Even with some much-needed precipitation across most of the prairies this week, canola futures markets continue their torrid pace upwards. At time of writing, May futures are at $834/MT, up from $793/MT last week. July futures are sitting at $761/MT today which is up from $735/MT last week. Not much has changed of late to stop this momentum upwards as recent moisture hasn’t done enough to ease people’s thoughts of drought as seeding approaches. Combine that with canola stocks continuously getting tighter and support from veg. oil markets, we can see why this market doesn’t want to slow down. New crop futures are also rising as November futures are now up to $638/MT, which is $9/MT higher than last week.
Lentil pricing is seeing some support this week, especially on the new crop side of things.

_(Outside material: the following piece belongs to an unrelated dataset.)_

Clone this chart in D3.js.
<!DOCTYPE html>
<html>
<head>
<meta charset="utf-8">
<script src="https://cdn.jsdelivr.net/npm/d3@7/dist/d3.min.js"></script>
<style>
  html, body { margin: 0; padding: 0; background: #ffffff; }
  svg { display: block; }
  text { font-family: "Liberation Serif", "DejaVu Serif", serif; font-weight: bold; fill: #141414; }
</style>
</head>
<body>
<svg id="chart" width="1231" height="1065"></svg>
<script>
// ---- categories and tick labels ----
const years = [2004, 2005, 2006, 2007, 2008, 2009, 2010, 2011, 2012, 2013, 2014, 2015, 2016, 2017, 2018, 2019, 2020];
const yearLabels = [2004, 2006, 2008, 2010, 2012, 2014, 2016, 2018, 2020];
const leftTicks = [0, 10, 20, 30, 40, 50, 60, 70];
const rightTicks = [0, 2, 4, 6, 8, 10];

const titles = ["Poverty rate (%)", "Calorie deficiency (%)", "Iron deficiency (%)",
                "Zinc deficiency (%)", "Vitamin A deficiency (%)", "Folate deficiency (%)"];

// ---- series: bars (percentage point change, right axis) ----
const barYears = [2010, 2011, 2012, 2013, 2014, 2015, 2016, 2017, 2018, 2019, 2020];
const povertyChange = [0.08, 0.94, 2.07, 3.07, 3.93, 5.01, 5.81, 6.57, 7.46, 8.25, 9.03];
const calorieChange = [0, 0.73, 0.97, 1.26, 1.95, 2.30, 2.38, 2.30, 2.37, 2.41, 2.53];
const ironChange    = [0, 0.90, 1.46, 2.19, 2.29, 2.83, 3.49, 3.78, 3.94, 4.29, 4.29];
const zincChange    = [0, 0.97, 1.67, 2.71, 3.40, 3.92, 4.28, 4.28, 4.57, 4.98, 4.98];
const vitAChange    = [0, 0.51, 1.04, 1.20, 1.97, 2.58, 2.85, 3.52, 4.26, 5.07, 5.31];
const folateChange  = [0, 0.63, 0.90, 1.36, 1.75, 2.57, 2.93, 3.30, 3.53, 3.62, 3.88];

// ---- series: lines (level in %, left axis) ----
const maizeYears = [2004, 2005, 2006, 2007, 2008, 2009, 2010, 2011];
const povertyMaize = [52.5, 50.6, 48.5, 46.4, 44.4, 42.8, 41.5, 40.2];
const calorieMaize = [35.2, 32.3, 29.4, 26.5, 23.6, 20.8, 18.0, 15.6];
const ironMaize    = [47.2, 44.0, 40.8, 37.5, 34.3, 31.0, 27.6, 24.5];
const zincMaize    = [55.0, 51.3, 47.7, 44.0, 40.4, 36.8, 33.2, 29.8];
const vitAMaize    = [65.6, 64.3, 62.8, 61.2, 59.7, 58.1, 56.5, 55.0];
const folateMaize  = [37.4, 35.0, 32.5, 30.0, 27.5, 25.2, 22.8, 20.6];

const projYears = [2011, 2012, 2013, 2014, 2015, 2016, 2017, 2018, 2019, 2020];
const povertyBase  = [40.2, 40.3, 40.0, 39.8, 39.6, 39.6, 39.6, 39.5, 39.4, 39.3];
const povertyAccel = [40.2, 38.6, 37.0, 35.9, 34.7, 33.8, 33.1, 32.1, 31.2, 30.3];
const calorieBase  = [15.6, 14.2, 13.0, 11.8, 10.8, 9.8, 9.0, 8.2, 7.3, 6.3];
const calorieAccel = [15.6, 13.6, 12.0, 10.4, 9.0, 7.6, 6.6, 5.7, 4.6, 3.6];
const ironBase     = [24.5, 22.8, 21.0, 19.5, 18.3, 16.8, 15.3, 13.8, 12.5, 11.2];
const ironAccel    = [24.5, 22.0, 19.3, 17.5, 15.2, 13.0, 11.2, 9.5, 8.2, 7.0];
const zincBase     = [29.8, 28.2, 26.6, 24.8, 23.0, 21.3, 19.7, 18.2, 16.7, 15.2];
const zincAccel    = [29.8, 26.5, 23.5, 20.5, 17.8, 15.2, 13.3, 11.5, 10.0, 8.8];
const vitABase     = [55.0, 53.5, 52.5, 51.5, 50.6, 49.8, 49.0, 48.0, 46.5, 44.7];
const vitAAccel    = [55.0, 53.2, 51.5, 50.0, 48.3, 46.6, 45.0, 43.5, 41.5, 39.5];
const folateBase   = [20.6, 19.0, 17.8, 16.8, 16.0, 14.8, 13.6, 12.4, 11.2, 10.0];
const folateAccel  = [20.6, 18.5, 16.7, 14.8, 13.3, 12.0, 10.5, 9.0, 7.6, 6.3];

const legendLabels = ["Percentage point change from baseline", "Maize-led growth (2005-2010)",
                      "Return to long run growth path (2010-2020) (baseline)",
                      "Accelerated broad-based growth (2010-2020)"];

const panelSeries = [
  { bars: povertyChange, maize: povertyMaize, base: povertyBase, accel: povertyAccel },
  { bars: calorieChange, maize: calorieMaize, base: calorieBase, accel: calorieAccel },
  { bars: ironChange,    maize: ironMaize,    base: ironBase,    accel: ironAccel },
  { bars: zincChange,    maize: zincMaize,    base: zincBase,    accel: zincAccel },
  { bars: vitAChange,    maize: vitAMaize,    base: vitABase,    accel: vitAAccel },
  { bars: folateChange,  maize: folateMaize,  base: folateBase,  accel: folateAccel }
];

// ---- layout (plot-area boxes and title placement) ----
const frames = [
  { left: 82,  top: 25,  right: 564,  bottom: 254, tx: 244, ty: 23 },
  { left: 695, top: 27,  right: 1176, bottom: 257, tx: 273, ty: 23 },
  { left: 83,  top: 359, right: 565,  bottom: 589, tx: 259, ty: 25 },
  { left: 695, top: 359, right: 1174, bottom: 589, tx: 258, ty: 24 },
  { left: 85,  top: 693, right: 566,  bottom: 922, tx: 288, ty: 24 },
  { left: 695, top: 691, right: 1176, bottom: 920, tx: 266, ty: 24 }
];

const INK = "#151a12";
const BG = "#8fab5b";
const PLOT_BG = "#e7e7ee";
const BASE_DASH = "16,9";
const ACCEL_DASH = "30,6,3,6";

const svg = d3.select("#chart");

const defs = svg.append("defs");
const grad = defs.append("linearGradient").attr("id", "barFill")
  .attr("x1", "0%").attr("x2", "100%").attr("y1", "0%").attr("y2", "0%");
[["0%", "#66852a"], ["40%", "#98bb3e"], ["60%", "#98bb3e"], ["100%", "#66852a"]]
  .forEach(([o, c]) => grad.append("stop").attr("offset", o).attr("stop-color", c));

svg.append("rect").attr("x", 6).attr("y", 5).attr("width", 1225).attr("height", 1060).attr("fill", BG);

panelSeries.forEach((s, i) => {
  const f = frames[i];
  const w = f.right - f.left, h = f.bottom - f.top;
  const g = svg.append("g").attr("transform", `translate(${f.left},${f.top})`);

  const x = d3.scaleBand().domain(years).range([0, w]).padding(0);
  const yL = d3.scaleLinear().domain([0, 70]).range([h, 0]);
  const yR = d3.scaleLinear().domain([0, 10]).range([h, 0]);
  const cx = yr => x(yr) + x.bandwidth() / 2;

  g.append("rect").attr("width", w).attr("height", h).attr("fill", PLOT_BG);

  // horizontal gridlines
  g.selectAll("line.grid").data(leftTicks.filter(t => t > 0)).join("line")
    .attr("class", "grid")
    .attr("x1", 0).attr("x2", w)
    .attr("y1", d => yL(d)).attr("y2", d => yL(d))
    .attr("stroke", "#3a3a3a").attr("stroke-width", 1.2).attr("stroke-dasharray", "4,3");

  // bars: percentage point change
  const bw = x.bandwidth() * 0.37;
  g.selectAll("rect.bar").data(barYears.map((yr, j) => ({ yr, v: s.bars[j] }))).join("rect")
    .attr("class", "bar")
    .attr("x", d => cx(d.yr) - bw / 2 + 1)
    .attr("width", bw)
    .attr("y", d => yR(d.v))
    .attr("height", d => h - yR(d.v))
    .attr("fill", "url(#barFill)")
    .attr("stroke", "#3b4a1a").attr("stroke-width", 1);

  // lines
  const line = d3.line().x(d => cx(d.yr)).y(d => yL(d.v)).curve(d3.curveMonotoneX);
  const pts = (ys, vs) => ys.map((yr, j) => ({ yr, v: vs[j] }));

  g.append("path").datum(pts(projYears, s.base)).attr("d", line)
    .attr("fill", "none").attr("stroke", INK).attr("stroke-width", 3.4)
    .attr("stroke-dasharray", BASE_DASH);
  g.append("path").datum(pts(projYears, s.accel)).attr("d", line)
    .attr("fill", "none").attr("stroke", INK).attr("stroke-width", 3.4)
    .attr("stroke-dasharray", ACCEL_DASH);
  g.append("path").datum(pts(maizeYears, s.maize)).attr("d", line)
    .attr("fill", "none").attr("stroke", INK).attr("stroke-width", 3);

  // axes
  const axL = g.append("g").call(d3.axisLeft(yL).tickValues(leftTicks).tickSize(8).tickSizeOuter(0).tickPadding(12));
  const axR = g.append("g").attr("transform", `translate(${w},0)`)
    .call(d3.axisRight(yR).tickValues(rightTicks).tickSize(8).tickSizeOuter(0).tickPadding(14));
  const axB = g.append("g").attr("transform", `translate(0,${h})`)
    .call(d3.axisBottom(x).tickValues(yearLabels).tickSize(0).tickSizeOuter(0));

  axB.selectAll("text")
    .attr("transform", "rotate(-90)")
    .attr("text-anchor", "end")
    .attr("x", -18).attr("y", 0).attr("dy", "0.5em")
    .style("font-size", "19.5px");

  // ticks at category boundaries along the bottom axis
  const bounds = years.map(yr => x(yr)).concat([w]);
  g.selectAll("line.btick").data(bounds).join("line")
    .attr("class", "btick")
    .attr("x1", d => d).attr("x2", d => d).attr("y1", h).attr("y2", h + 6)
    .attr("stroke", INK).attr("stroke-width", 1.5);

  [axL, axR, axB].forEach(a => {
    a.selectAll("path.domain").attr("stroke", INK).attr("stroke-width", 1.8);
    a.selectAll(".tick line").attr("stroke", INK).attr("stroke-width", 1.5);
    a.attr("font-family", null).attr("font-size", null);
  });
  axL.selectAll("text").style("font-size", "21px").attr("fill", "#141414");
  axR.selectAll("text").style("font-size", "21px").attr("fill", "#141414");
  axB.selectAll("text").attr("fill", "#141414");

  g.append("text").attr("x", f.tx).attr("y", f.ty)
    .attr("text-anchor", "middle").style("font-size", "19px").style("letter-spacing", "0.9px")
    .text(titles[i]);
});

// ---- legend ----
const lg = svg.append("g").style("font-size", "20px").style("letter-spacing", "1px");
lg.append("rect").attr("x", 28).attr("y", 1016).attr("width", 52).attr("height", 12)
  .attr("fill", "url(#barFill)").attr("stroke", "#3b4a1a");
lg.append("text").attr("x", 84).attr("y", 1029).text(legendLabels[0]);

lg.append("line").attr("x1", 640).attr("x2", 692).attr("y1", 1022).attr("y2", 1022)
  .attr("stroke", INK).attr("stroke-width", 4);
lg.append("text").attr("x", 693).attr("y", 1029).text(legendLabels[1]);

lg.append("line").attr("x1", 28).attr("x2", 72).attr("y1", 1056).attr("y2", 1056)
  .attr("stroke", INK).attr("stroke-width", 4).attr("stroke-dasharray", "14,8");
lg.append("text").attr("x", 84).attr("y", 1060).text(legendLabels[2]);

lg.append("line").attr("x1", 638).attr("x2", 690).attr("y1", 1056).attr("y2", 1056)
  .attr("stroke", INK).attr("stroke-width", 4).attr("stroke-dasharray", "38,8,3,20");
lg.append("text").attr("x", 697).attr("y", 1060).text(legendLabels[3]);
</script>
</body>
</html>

Buyers are really trying to lock in new crop acres to get some coverage for Fall deliveries. On large green lentils we are seeing bids trade as high as $0.35/lb FOB farm with an act of God. This is only a cent behind old crop pricing. Reds are following the strength trading around $0.29/lb FOB farm for new crop and between $0.30-$0.31 on old crop. There are lots of rumors that India is back in the market for lentils, but nothing has been confirmed. At this point markets are rallying due to the fact that we are mid-April and very little new crop contracts have been put on the books to cover the demand. If buyers are just looking for some coverage for fall, expect these markets to soften if/when growers start to make heavy sales. Current best guess is that buyers are not likely looking for big tonnage at these levels this early in the game.

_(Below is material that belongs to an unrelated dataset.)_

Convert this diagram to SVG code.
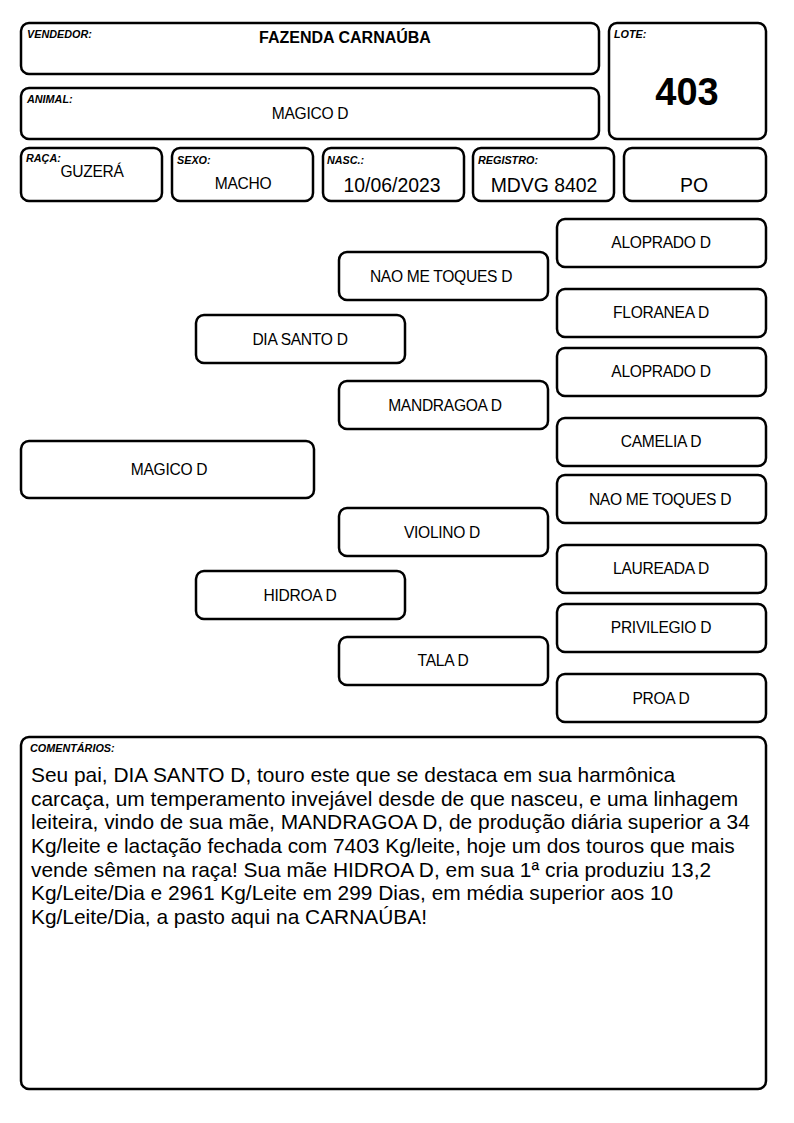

Soybean futures are taking their lead from corn. US planting concerns and domestic soybean crush demand underpinned support for the overnight gains. Local soybean bids continue to hover around $16.25/bu picked up depending on location. The Faba bean market continues to have decent demand for higher quality grades. #2 Faba bids are in the range of $9.00/bu FOB farm, location dependent. Dry bean market prices remain well supported coupled with healthy export numbers. New crop dry bean acres are forecast to decrease both North and South of the border.